**DATA LISTING**
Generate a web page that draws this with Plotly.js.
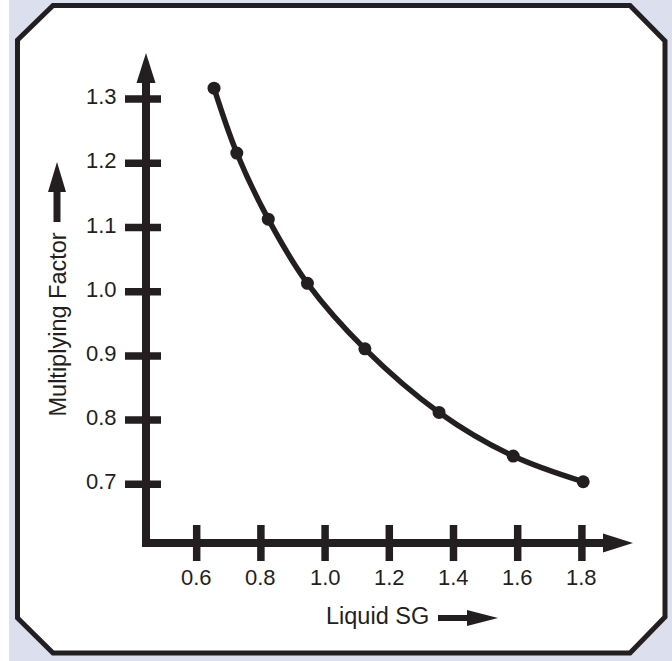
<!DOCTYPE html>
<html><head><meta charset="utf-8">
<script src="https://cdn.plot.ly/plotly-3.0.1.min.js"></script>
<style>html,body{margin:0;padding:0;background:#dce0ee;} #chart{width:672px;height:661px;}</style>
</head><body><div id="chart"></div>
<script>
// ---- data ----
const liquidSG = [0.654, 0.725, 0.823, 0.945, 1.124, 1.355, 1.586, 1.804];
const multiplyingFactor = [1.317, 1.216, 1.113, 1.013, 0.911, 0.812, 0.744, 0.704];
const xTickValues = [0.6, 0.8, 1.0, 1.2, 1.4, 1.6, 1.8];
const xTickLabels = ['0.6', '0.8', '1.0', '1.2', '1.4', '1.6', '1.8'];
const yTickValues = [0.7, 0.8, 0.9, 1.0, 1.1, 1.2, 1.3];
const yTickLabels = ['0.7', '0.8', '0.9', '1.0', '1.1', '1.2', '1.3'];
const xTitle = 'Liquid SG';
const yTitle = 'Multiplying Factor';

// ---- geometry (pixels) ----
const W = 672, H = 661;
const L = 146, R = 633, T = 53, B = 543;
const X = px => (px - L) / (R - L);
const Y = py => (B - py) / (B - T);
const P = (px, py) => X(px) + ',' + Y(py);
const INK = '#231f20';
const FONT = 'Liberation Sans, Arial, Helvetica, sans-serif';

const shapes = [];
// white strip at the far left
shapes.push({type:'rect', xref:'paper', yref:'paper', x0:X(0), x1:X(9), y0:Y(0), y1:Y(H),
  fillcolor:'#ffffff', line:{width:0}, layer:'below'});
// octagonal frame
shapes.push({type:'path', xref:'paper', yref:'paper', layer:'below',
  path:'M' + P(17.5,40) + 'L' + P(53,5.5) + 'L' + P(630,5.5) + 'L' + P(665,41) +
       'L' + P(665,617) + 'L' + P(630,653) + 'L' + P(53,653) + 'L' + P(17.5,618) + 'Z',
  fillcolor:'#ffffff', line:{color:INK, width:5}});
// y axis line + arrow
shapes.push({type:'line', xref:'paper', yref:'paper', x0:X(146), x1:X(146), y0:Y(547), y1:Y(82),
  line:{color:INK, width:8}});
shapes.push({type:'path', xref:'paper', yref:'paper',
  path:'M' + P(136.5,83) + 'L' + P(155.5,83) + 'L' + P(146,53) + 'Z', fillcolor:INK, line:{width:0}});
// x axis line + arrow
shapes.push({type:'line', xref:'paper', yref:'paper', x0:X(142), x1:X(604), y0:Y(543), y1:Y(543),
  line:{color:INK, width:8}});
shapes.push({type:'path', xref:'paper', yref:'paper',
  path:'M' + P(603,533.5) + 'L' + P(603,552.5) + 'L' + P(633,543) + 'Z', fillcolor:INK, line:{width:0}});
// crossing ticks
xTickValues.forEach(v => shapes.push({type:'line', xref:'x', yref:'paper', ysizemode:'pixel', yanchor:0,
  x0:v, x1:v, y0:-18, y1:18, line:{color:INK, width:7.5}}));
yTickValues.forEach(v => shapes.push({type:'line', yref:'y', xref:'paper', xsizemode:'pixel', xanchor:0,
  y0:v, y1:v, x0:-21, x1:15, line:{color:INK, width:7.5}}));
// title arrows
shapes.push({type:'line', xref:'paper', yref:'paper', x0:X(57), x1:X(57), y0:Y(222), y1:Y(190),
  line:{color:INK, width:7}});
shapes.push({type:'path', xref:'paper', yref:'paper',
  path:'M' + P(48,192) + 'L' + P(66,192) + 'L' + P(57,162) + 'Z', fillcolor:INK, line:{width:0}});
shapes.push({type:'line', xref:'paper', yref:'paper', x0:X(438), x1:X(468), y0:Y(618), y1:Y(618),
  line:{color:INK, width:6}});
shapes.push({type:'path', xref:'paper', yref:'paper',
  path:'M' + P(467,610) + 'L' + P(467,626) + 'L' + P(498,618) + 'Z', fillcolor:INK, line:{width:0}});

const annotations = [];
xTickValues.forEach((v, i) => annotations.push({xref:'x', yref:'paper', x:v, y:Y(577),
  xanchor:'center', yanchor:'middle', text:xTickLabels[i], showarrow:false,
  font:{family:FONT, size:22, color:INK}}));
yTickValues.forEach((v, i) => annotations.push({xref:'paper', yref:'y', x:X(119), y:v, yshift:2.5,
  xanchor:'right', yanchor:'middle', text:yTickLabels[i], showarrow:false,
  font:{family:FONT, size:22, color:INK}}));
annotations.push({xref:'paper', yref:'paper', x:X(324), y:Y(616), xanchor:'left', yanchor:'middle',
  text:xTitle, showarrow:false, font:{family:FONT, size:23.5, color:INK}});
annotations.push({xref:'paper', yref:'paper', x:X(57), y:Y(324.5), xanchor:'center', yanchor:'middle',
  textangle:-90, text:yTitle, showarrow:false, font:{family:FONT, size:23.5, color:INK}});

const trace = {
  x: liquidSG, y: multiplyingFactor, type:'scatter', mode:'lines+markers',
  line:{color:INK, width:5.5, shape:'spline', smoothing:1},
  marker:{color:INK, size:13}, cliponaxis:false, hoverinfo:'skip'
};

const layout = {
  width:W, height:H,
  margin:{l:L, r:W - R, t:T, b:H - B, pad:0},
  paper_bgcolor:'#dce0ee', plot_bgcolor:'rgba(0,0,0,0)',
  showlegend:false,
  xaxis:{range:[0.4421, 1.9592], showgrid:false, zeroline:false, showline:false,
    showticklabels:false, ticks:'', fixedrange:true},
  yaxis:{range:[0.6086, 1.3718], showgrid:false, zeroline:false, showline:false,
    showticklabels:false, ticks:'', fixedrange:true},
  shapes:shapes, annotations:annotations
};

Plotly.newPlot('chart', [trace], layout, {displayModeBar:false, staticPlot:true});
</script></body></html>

---

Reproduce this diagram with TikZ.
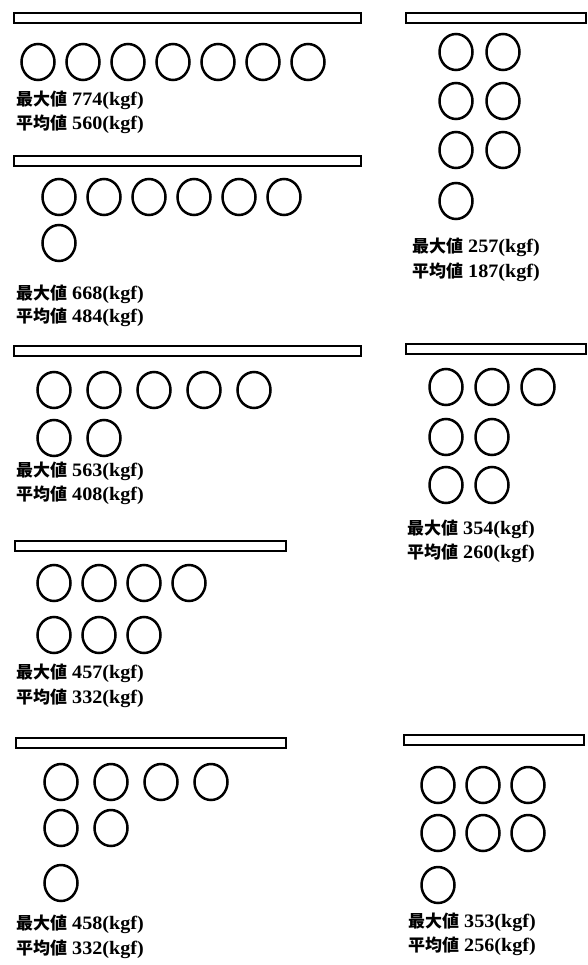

**GIVEN TASK**
Taking the material above, give again exactly the lines from the one holding "Generate a web" through the one holding "const FONT = 'Liberation", with both ends and without pictures.

**THE RESULT**
Generate a web page that draws this with Plotly.js.
<!DOCTYPE html>
<html><head><meta charset="utf-8">
<script src="https://cdn.plot.ly/plotly-3.0.1.min.js"></script>
<style>html,body{margin:0;padding:0;background:#dce0ee;} #chart{width:672px;height:661px;}</style>
</head><body><div id="chart"></div>
<script>
// ---- data ----
const liquidSG = [0.654, 0.725, 0.823, 0.945, 1.124, 1.355, 1.586, 1.804];
const multiplyingFactor = [1.317, 1.216, 1.113, 1.013, 0.911, 0.812, 0.744, 0.704];
const xTickValues = [0.6, 0.8, 1.0, 1.2, 1.4, 1.6, 1.8];
const xTickLabels = ['0.6', '0.8', '1.0', '1.2', '1.4', '1.6', '1.8'];
const yTickValues = [0.7, 0.8, 0.9, 1.0, 1.1, 1.2, 1.3];
const yTickLabels = ['0.7', '0.8', '0.9', '1.0', '1.1', '1.2', '1.3'];
const xTitle = 'Liquid SG';
const yTitle = 'Multiplying Factor';

// ---- geometry (pixels) ----
const W = 672, H = 661;
const L = 146, R = 633, T = 53, B = 543;
const X = px => (px - L) / (R - L);
const Y = py => (B - py) / (B - T);
const P = (px, py) => X(px) + ',' + Y(py);
const INK = '#231f20';
const FONT = 'Liberation Sans, Arial, Helvetica, sans-serif';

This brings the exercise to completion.